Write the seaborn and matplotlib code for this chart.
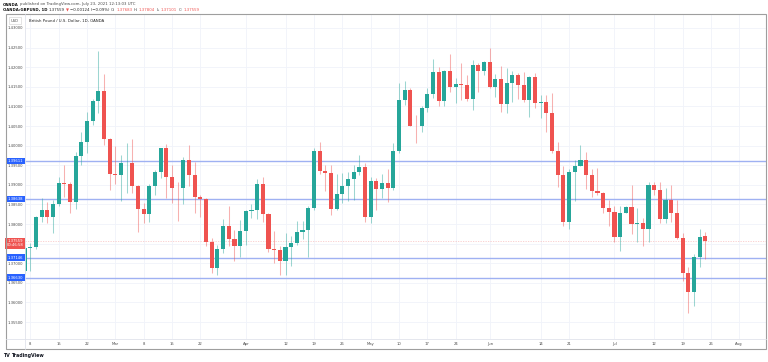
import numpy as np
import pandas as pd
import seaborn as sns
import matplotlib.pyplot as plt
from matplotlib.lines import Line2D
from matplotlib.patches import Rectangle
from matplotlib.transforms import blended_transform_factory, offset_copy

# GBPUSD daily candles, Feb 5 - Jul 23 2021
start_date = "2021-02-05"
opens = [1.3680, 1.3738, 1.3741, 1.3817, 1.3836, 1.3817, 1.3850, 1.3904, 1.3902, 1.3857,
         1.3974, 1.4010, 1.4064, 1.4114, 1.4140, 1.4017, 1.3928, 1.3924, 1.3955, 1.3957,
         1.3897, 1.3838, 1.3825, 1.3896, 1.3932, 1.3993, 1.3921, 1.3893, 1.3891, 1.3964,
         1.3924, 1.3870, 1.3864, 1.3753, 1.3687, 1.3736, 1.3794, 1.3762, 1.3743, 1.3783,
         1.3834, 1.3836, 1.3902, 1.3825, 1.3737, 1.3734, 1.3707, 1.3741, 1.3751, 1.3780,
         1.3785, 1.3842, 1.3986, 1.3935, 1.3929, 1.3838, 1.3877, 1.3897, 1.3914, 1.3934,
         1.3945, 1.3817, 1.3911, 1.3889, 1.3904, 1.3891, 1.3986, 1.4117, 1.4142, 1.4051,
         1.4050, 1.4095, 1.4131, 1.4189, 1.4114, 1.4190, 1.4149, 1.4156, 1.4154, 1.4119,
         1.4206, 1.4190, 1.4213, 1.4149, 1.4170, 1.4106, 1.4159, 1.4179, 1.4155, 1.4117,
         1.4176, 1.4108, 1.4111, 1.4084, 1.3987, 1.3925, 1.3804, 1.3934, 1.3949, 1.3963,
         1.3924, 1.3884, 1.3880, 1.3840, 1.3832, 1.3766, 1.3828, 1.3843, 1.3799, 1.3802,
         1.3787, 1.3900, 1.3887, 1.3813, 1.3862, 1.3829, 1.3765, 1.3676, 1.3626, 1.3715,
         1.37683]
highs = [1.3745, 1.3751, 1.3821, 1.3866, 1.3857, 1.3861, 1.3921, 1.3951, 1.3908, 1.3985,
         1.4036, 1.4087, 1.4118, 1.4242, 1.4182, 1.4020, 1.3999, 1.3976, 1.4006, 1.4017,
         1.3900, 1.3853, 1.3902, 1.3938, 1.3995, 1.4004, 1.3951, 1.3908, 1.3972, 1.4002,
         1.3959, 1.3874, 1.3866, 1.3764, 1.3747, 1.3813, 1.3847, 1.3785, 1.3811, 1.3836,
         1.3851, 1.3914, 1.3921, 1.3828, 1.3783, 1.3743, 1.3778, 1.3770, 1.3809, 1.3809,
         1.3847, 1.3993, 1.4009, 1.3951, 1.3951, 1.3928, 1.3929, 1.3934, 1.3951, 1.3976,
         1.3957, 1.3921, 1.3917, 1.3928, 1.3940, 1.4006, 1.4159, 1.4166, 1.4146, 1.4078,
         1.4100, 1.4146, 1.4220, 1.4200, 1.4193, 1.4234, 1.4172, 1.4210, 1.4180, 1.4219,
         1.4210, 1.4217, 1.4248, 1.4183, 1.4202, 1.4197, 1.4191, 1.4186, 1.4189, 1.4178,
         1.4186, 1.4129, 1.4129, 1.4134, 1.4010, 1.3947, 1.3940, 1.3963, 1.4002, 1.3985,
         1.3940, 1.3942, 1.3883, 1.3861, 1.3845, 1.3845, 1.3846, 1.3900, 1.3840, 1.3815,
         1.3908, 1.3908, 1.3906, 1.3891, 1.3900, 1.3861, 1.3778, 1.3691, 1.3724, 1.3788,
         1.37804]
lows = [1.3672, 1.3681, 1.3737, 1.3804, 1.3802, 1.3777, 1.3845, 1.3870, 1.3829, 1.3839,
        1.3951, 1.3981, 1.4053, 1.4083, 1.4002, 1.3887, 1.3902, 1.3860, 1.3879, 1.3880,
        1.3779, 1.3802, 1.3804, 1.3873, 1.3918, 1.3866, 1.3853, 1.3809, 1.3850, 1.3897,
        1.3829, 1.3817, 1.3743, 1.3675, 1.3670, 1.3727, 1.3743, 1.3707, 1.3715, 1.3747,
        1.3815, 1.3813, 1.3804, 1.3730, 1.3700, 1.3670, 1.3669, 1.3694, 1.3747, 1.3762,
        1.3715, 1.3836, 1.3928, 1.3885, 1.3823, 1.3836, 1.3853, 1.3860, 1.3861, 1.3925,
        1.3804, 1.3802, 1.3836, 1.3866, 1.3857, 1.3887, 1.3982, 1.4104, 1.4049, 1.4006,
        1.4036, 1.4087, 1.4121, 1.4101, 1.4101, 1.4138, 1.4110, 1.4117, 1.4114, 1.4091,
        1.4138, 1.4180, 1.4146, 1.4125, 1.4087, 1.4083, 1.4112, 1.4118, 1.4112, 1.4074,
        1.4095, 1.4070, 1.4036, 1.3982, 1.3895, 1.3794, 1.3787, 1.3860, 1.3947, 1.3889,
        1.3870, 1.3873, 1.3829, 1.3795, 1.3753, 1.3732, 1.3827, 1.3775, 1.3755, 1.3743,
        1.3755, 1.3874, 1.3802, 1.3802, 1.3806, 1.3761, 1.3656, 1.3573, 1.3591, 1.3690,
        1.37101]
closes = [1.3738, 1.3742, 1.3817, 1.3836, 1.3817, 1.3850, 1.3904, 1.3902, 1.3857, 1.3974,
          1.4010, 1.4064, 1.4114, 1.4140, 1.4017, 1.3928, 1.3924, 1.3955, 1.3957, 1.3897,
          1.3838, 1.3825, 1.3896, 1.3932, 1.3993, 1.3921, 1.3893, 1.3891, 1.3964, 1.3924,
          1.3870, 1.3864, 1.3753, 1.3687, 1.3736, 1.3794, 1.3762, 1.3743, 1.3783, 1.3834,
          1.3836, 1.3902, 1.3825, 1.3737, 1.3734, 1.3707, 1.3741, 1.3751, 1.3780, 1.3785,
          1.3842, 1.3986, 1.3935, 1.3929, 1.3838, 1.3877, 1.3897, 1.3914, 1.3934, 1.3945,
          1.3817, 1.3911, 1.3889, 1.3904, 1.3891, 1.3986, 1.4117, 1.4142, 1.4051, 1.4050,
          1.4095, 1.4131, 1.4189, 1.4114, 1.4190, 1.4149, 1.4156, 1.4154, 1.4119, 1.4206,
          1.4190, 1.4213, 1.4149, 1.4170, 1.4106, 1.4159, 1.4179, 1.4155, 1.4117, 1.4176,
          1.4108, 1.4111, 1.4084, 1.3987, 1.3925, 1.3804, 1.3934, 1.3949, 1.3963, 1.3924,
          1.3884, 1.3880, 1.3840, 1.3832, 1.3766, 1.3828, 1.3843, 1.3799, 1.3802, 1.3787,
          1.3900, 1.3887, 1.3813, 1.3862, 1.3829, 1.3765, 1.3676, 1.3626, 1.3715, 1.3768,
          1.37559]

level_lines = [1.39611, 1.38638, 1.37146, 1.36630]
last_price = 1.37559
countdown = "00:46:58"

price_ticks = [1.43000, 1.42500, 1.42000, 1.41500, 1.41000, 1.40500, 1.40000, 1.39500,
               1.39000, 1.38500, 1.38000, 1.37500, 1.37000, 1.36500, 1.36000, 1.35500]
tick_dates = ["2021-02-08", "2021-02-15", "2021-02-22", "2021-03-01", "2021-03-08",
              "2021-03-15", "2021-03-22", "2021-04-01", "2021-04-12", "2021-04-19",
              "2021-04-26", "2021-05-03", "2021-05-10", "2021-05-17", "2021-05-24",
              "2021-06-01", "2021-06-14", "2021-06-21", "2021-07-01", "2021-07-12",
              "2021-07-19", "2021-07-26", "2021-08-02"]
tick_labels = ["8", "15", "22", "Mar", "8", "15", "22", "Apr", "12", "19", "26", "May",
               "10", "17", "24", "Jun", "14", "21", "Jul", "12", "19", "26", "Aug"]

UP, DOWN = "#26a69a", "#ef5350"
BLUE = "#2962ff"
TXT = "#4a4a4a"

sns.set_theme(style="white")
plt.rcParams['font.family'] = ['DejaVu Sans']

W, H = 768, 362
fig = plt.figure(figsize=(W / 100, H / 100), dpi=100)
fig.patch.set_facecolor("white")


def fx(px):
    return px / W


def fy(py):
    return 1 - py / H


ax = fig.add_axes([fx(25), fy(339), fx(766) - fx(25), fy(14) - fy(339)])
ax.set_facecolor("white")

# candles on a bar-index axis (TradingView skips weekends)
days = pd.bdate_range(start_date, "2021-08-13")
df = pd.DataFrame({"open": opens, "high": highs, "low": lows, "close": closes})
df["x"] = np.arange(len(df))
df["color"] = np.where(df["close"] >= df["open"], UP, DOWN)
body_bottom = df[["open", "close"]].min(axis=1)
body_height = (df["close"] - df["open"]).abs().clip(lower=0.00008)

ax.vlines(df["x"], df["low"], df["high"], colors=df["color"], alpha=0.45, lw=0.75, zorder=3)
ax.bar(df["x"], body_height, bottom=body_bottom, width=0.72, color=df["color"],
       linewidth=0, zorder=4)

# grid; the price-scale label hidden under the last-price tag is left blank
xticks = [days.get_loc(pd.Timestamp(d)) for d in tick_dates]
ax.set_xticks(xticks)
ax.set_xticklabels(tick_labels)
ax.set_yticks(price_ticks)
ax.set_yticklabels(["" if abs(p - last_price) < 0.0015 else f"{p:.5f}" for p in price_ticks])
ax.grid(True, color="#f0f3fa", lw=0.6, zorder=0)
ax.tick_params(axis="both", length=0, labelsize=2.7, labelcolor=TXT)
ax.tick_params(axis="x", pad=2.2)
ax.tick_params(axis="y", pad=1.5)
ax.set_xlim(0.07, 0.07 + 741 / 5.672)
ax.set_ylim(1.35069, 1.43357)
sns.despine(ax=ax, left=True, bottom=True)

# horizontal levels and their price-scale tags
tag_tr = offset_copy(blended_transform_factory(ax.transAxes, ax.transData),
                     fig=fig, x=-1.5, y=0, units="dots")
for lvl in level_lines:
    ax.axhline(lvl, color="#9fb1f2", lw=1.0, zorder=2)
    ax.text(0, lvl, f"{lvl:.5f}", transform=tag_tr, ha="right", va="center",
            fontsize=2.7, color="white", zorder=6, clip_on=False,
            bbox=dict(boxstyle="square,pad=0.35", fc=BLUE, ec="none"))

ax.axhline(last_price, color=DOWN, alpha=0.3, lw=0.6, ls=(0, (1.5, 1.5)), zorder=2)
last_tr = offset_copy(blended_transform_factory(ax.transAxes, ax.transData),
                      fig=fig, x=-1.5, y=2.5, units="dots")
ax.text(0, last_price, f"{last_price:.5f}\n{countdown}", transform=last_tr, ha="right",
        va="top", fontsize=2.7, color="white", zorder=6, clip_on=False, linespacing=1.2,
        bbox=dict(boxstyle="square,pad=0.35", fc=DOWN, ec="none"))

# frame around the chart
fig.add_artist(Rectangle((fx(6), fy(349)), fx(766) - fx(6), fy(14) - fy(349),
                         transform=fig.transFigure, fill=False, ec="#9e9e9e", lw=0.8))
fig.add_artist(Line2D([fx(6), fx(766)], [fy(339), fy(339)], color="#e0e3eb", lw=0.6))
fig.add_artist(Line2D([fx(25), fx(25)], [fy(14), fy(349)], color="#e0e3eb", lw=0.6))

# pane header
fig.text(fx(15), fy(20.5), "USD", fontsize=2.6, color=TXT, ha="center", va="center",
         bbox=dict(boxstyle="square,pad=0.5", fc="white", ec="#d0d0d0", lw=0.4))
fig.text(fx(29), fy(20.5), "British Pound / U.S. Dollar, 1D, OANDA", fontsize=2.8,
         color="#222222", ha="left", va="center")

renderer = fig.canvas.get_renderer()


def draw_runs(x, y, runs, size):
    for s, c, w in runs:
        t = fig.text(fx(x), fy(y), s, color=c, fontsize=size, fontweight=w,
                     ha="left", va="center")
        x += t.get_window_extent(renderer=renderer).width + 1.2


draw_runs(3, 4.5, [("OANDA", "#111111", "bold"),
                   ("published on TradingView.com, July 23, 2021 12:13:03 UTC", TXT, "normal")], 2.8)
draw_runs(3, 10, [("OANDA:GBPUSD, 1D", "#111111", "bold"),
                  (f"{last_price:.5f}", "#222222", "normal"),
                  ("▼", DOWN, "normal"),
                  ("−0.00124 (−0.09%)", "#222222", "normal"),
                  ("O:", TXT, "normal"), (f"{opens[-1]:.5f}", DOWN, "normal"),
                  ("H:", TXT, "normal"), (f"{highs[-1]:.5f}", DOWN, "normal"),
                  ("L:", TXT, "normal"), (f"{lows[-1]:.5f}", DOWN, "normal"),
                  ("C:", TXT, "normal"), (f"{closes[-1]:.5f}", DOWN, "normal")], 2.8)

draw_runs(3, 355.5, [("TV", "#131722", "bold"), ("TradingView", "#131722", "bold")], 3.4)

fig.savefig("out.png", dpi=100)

=-=-=

▶ Task to carry out: Starting at the top of the listing above, reproduce each line up to and including the one with "from matplotlib.transforms import"; omit the pictures.

▶ Result of the exercise:
Write the seaborn and matplotlib code for this chart.
import numpy as np
import pandas as pd
import seaborn as sns
import matplotlib.pyplot as plt
from matplotlib.lines import Line2D
from matplotlib.patches import Rectangle
from matplotlib.transforms import blended_transform_factory, offset_copy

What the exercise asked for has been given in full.